» **Request**:
Nothing outside the range from the line with "Rebuild this chart" to the line with "ax.spines[side].set_linewidth(1.0)" belongs in the copy, and no pictures do either; repeat that range exactly.

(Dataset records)
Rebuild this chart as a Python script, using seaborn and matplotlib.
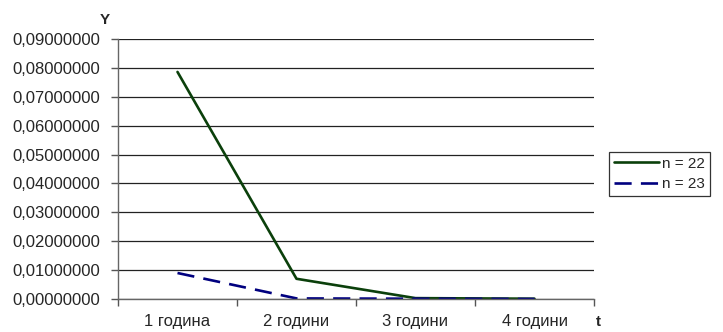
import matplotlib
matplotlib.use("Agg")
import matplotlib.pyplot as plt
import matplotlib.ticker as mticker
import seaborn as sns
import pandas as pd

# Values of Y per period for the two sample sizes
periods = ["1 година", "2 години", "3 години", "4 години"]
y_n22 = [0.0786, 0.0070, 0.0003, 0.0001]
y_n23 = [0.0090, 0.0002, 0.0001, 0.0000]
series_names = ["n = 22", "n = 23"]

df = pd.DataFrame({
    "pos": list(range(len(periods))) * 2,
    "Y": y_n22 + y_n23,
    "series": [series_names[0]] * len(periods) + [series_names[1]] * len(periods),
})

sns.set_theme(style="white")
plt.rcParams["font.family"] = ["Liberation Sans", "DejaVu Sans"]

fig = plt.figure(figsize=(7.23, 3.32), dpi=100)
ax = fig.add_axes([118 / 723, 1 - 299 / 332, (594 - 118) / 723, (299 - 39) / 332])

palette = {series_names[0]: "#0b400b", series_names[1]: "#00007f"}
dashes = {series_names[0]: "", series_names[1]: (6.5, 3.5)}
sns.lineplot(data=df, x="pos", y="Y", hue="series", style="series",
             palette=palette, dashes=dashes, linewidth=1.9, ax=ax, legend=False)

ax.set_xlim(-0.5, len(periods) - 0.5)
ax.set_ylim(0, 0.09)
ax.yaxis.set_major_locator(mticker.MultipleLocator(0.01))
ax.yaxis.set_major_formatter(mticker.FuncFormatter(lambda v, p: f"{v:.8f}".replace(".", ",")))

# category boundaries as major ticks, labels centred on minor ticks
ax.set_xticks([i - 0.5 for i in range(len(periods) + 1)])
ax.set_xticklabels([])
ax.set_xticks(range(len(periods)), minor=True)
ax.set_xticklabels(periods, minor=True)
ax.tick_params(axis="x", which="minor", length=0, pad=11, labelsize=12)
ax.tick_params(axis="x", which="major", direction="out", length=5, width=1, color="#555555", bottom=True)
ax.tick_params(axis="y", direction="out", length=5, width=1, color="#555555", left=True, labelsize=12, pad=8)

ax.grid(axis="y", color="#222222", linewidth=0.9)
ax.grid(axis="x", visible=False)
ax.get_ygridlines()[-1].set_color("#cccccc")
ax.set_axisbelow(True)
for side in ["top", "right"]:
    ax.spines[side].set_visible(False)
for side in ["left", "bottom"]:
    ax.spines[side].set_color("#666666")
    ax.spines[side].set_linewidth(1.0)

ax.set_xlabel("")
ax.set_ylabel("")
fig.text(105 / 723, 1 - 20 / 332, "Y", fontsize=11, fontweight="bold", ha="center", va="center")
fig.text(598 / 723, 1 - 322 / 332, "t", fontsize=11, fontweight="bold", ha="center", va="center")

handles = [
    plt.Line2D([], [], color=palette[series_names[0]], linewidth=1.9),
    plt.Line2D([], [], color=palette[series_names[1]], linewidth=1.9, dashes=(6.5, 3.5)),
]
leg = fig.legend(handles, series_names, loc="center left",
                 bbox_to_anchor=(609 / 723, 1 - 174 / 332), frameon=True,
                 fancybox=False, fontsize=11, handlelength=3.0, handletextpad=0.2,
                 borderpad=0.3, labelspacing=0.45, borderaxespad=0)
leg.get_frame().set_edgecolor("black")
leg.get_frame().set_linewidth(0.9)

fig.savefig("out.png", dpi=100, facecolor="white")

---

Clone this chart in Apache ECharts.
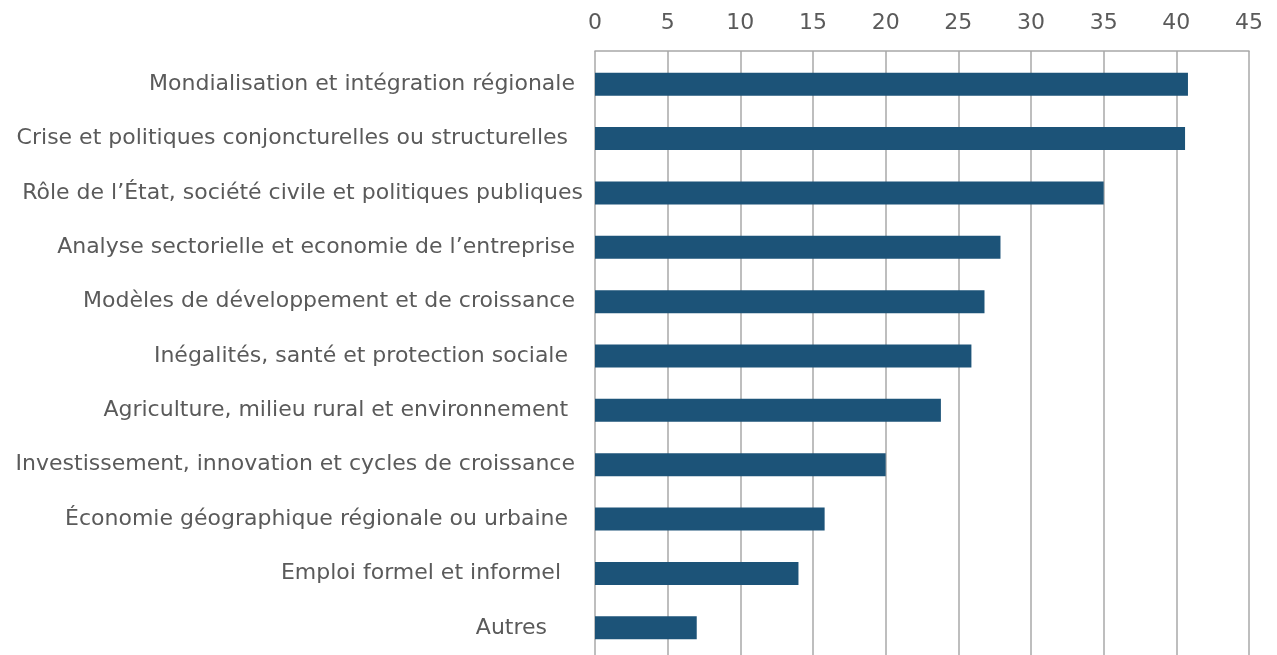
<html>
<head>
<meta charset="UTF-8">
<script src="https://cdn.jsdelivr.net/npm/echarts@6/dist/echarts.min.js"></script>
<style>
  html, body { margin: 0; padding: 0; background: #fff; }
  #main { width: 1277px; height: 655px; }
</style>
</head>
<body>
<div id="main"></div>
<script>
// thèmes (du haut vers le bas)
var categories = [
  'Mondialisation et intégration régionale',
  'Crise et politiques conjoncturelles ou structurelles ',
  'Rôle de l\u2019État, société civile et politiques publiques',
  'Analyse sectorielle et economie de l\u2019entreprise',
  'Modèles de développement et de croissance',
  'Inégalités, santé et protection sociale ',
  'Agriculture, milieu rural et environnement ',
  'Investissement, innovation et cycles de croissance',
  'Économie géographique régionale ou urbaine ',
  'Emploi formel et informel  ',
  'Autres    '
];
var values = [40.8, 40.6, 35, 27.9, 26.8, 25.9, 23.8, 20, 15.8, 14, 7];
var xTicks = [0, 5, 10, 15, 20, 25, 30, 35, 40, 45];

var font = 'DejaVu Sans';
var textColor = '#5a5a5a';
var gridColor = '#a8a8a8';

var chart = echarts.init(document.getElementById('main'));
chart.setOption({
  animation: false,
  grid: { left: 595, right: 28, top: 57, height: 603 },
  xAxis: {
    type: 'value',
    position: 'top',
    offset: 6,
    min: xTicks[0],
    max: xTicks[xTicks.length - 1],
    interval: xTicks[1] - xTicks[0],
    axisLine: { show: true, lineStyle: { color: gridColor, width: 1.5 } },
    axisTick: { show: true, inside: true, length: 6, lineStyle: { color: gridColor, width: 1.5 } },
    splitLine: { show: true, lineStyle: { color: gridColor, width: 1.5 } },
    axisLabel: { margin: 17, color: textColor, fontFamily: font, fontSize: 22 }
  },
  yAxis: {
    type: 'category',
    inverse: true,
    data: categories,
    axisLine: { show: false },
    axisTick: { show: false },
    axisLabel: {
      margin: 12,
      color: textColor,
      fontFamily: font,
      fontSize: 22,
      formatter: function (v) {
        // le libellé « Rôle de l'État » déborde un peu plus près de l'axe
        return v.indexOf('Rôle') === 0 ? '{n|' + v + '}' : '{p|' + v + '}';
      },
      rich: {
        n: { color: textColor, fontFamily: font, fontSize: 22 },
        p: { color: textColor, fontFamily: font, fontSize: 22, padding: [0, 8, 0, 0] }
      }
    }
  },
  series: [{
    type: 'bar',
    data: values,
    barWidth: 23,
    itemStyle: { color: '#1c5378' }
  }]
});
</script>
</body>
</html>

» **Reply**:
Rebuild this chart as a Python script, using seaborn and matplotlib.
import matplotlib
matplotlib.use("Agg")
import matplotlib.pyplot as plt
import matplotlib.ticker as mticker
import seaborn as sns
import pandas as pd

# Values of Y per period for the two sample sizes
periods = ["1 година", "2 години", "3 години", "4 години"]
y_n22 = [0.0786, 0.0070, 0.0003, 0.0001]
y_n23 = [0.0090, 0.0002, 0.0001, 0.0000]
series_names = ["n = 22", "n = 23"]

df = pd.DataFrame({
    "pos": list(range(len(periods))) * 2,
    "Y": y_n22 + y_n23,
    "series": [series_names[0]] * len(periods) + [series_names[1]] * len(periods),
})

sns.set_theme(style="white")
plt.rcParams["font.family"] = ["Liberation Sans", "DejaVu Sans"]

fig = plt.figure(figsize=(7.23, 3.32), dpi=100)
ax = fig.add_axes([118 / 723, 1 - 299 / 332, (594 - 118) / 723, (299 - 39) / 332])

palette = {series_names[0]: "#0b400b", series_names[1]: "#00007f"}
dashes = {series_names[0]: "", series_names[1]: (6.5, 3.5)}
sns.lineplot(data=df, x="pos", y="Y", hue="series", style="series",
             palette=palette, dashes=dashes, linewidth=1.9, ax=ax, legend=False)

ax.set_xlim(-0.5, len(periods) - 0.5)
ax.set_ylim(0, 0.09)
ax.yaxis.set_major_locator(mticker.MultipleLocator(0.01))
ax.yaxis.set_major_formatter(mticker.FuncFormatter(lambda v, p: f"{v:.8f}".replace(".", ",")))

# category boundaries as major ticks, labels centred on minor ticks
ax.set_xticks([i - 0.5 for i in range(len(periods) + 1)])
ax.set_xticklabels([])
ax.set_xticks(range(len(periods)), minor=True)
ax.set_xticklabels(periods, minor=True)
ax.tick_params(axis="x", which="minor", length=0, pad=11, labelsize=12)
ax.tick_params(axis="x", which="major", direction="out", length=5, width=1, color="#555555", bottom=True)
ax.tick_params(axis="y", direction="out", length=5, width=1, color="#555555", left=True, labelsize=12, pad=8)

ax.grid(axis="y", color="#222222", linewidth=0.9)
ax.grid(axis="x", visible=False)
ax.get_ygridlines()[-1].set_color("#cccccc")
ax.set_axisbelow(True)
for side in ["top", "right"]:
    ax.spines[side].set_visible(False)
for side in ["left", "bottom"]:
    ax.spines[side].set_color("#666666")
    ax.spines[side].set_linewidth(1.0)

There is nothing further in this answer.